Cresce la dicoccupazione giovanile (15-24 anni), raggiungendo il 28,2% nel mese di febbraio, il valore più alto da gennaio 2004. Un dato di gran lunga superiore rispetto al tasso di disoccupazione giovanile registrato, sempre a febbraio, nella UE-27, dove si è attestato al 20,6%: lo stacco è di 7,6 punti percentuali.
Differenza che raggiunge gli 8,2 punti nel confronto con il relativo tasso nella zona dell'euro, al 20%. Ma l'area dell'Ue-16 non si esime da un altrettanto negativo record: il tasso di disoccupazione totale ha infatti raggiunto il 10%, contro il 9,9% di gennaio. Il picco per i 16 paesi della moneta unica dall'agosto del 1998. I dati, resi noti dall'ISTAT ed Eurostat, sollevano un allarme giovani e confermano la gravità della crisi in atto.

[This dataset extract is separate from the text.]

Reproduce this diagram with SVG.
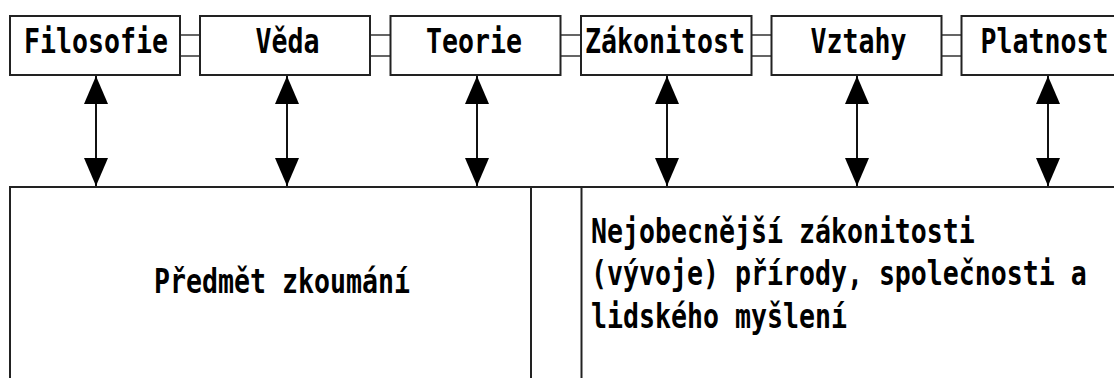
<svg xmlns="http://www.w3.org/2000/svg" width="1114" height="378" viewBox="0 0 1114 378">
<style>
.box{fill:#fff;stroke:#222;stroke-width:2}
.link{stroke:#333;stroke-width:1.5;fill:none}
.arr{stroke:#111;stroke-width:2;fill:none;marker-start:url(#ah);marker-end:url(#ah)}
.t{font-family:"DejaVu Sans Mono","Liberation Mono",monospace;font-weight:bold;font-size:34px;fill:#000}
.c{text-anchor:middle}
</style>
<defs>
<marker id="ah" viewBox="0 0 28 24" refX="28" refY="12" markerWidth="28" markerHeight="24" markerUnits="userSpaceOnUse" orient="auto-start-reverse">
<path d="M0,0 L28,12 L0,24 Z" fill="#000"/>
</marker>
</defs>
<g id="connectors">
<path class="link" d="M180,35 H200 M180,56 H200"/>
<path class="link" d="M370,35 H390 M370,56 H390"/>
<path class="link" d="M560,35 H581 M560,56 H581"/>
<path class="link" d="M751,35 H771 M751,56 H771"/>
<path class="link" d="M941,35 H961 M941,56 H961"/>
<line class="arr" x1="96" y1="76" x2="96" y2="186"/>
<line class="arr" x1="287" y1="76" x2="287" y2="186"/>
<line class="arr" x1="477" y1="76" x2="477" y2="186"/>
<line class="arr" x1="667" y1="76" x2="667" y2="186"/>
<line class="arr" x1="857" y1="76" x2="857" y2="186"/>
<line class="arr" x1="1048" y1="76" x2="1048" y2="186"/>
</g>
<g id="bottom">
<rect class="box" x="10" y="187" width="1200" height="300"/>
<line x1="531" y1="187" x2="531" y2="380" stroke="#222" stroke-width="2"/>
<line x1="581.5" y1="187" x2="581.5" y2="380" stroke="#222" stroke-width="2"/>
<text class="t c" transform="translate(282,293) scale(0.7817,1)">Předmět zkoumání</text>
<text class="t" transform="translate(591,243) scale(0.7817,1)">Nejobecnější zákonitosti</text>
<text class="t" transform="translate(591,285) scale(0.7817,1)">(vývoje) přírody, společnosti a</text>
<text class="t" transform="translate(591,328) scale(0.7817,1)">lidského myšlení</text>
</g>
<g id="filosofie"><rect class="box" x="10" y="16" width="170" height="59"/><text class="t c" transform="translate(96,53) scale(0.7817,1)">Filosofie</text></g>
<g id="veda"><rect class="box" x="200" y="16" width="170" height="59"/><text class="t c" transform="translate(287.5,53) scale(0.7817,1)">Věda</text></g>
<g id="teorie"><rect class="box" x="390.5" y="16" width="170" height="59"/><text class="t c" transform="translate(474,53) scale(0.7817,1)">Teorie</text></g>
<g id="zakonitost"><rect class="box" x="581" y="16" width="170.5" height="59"/><text class="t c" transform="translate(665,53) scale(0.7817,1)">Zákonitost</text></g>
<g id="vztahy"><rect class="box" x="771.5" y="16" width="170" height="59"/><text class="t c" transform="translate(858.5,53) scale(0.7817,1)">Vztahy</text></g>
<g id="platnost"><rect class="box" x="961.5" y="16" width="170" height="59"/><text class="t c" transform="translate(1044.5,53) scale(0.7817,1)">Platnost</text></g>
</svg>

Continuano a calare, infatti, gli occupati sia rispetto al mese precedente sia rispetto allo stesso mese dello scorso anno con un pesantissimo calo di 395mila unità: un mese in cui la crisi aveva già pesantemente colpito e il dato dell'occupazione già fortemente calato. Intanto la disoccupazione e il numero degli inattivi continuano a crescere ha ricordato il Segretario Confederale Fulvio Fammoni commentando i dati ISTAT.
"A chi dice che la crisi è finita - si domanda il dirigente sindacale - questi dati basteranno perchè la si smetta con gli slogan? Si continuerà con la solita considerazione che stiamo meglio di altri o ci si occuperà del fatto che mese dopo mese l'occupazione in Italia peggiora?". Inoltre, aggiunge Fammoni, "questi dati sia pur gravissimi non dicono neppure tutto. La disoccupazione giovanile in un mese aumenta dello 0,8%: un vero record negativo e si conferma il picco negativo di Europa. I dati sugli occupati sono solo numerici.
Non parlano della qualità delle nuove assunzioni, oramai quasi solamente fatte di lavoro precario". Secondo Fammoni quindi "la crisi c'è, ed è terribilmente reale e bisogna fare di più: non è accettabile affermare che è stato già fatto tutto il possibile. Servono tutele straordinarie al lavoro, serve bloccare licenziamenti e precarizzazione, far ripartire la produzione ed i consumi.
Questo è quello che la CGIL ha chiesto il 12 marzo con lo sciopero generale, questo è quello che un governo dell'ottimismo di maniera smentito dalla realtà, si ostina a non fare. Per questo - conclude - la nostra mobilitazione proseguirà fino a risultati effettivi".